>> BEGIN
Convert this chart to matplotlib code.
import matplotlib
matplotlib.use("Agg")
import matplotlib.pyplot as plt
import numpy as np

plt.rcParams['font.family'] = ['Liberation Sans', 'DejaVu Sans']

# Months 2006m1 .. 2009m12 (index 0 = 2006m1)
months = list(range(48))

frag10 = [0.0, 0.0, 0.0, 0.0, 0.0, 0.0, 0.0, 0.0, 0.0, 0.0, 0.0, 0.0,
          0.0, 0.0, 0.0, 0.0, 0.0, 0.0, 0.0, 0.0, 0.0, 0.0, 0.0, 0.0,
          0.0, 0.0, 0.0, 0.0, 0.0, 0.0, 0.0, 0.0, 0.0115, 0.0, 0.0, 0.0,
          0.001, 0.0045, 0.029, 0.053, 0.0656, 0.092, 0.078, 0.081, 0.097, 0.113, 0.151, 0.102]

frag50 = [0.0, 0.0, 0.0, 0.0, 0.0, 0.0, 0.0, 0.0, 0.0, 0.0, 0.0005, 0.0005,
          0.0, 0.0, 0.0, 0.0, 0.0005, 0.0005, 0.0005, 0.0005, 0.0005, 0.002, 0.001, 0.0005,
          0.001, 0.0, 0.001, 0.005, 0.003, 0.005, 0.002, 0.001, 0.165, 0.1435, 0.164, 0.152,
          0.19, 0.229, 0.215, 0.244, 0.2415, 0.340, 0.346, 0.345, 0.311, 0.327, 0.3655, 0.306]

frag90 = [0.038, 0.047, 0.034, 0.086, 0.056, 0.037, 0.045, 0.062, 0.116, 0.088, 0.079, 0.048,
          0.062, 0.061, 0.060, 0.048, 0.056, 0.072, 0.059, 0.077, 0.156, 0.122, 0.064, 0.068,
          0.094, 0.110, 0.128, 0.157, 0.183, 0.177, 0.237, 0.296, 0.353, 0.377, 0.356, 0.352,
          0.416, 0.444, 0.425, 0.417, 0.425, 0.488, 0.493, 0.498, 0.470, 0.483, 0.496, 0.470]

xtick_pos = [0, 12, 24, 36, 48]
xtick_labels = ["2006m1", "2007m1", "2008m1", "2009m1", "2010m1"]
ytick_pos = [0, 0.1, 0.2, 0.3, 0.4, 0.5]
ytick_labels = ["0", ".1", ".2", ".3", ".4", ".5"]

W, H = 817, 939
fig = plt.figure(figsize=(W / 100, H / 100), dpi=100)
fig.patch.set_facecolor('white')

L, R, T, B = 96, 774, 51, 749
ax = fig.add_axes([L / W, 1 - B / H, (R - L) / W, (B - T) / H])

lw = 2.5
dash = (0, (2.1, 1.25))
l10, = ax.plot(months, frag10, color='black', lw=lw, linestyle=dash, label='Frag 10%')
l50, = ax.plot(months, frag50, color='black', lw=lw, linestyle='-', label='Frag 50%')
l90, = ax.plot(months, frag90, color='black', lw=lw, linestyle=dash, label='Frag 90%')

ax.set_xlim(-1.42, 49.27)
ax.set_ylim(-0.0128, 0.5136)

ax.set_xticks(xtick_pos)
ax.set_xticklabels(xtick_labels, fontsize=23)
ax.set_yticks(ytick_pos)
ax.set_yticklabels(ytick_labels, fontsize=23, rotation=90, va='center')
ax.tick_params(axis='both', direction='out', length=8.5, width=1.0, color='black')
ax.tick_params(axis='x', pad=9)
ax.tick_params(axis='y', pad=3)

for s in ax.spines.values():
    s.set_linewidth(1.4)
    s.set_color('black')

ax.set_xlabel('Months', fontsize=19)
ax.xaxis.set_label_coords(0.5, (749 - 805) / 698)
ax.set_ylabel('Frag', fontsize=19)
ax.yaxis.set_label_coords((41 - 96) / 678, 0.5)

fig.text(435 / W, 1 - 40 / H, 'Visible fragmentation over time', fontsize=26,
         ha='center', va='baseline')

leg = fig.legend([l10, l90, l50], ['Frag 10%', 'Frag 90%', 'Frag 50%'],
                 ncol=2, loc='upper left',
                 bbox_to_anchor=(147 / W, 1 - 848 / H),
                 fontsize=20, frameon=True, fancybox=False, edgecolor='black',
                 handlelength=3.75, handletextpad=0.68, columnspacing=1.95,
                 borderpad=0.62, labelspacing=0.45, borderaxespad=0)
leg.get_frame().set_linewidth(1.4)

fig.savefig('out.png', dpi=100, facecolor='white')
>> END
>> BEGIN
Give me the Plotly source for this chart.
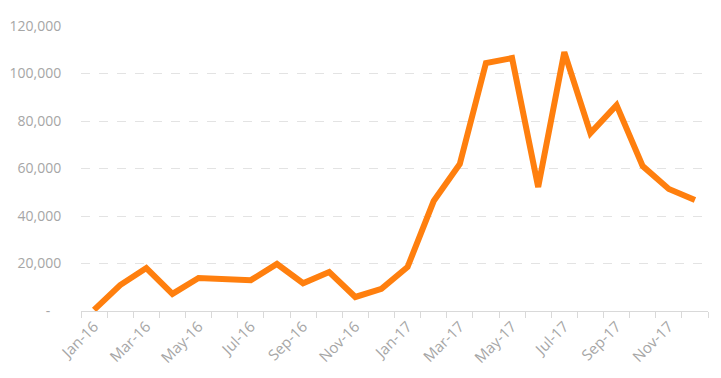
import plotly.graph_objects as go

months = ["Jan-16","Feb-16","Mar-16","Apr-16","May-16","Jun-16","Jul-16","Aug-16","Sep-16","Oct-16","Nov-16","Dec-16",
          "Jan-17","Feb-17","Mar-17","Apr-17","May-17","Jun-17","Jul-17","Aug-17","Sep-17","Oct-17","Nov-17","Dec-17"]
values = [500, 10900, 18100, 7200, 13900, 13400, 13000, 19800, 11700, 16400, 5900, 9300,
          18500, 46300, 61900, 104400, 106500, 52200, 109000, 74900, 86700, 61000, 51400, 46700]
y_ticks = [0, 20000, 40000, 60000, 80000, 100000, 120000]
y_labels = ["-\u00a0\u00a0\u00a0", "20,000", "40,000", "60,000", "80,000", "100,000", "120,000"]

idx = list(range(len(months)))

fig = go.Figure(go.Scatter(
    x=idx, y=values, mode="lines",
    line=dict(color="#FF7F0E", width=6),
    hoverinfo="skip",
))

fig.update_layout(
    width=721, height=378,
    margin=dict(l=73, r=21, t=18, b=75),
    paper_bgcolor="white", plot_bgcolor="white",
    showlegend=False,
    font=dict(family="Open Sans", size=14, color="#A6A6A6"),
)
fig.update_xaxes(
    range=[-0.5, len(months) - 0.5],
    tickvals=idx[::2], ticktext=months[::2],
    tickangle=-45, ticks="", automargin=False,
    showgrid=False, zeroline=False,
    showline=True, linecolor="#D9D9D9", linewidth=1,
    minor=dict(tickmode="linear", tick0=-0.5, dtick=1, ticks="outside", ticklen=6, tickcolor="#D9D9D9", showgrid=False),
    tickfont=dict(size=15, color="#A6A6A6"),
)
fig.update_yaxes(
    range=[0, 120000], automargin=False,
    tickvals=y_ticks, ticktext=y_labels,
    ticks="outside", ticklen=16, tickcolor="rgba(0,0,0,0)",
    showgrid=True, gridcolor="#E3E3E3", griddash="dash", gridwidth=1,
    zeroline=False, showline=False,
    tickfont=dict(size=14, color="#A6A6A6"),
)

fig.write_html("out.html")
>> END
### Task details
From the records above, quote only the lines running from the line with "Convert this chart to matplotlib code." to the line with "months = list(range(48))", both lines included.

### Answer to the exercise
Convert this chart to matplotlib code.
import matplotlib
matplotlib.use("Agg")
import matplotlib.pyplot as plt
import numpy as np

plt.rcParams['font.family'] = ['Liberation Sans', 'DejaVu Sans']

# Months 2006m1 .. 2009m12 (index 0 = 2006m1)
months = list(range(48))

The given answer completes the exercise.